The council voted 4-4, and the mayor abstained from casting a tiebreaking vote, sinking the proposal. The museum would use the money for display cases and furnishings.
Mayor Tom Jones had somewhat incongruous things to say about the vote:
Jones said he abstained from voting because he has “no opinion one way or the other.”
“I’m not opposed to the museum at all,” he said, but organizers shouldn’t have started building before they lined up money to furnish the museum.
The museum originally requested $100,000, but reduced it to $20,000. Museum officials also presented the councilors a business plan.
Lonnie Bathurst, a local businessman who chairs the museum’s steering committee and helped develop the business plan, said the aldermen who voted against using money earmarked for tourism promotion to help the museum aren’t seeing the bigger picture.
Travelers along Route 66 spend millions of dollars each year in communities from Chicago to Southern California, Bathurst said.
“We happen to be lucky enough to be on there.
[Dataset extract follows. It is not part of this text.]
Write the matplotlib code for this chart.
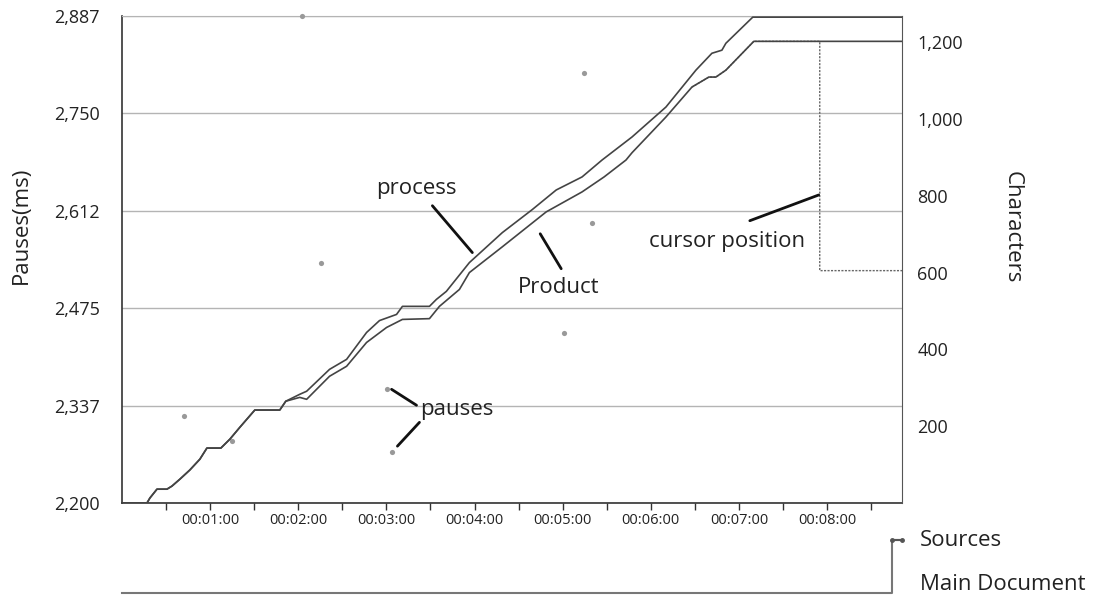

We’re just not capitalizing on it in the biggest way possible,” he said. “A museum of that size and cost and magnitude, in terms of its quality, would compare to maybe only half a dozen others along the whole length of the highway.”
While it’s possible for the museum to get off the ground without city support, Bathurst said, “it would be much easier to have the city behind it going forward.”
Bathurst indicated that museum officials may bring up another request for funding in the future, including 0.5 percent of the city’s 3 percent motel tax going to the museum.
The Journal-News reported that one councilor was concerned whether the city would be liable for the museum’s debts if revenues didn’t cover the loan. Another councilor questioned the museum getting motel-tax funds when other nonprofit ventures hadn’t requested them.
The museum is raising money in other ways, including selling commemorative bricks for its memorial garden. The museum, located across the street from the Ariston Cafe, is nearly finished with its construction.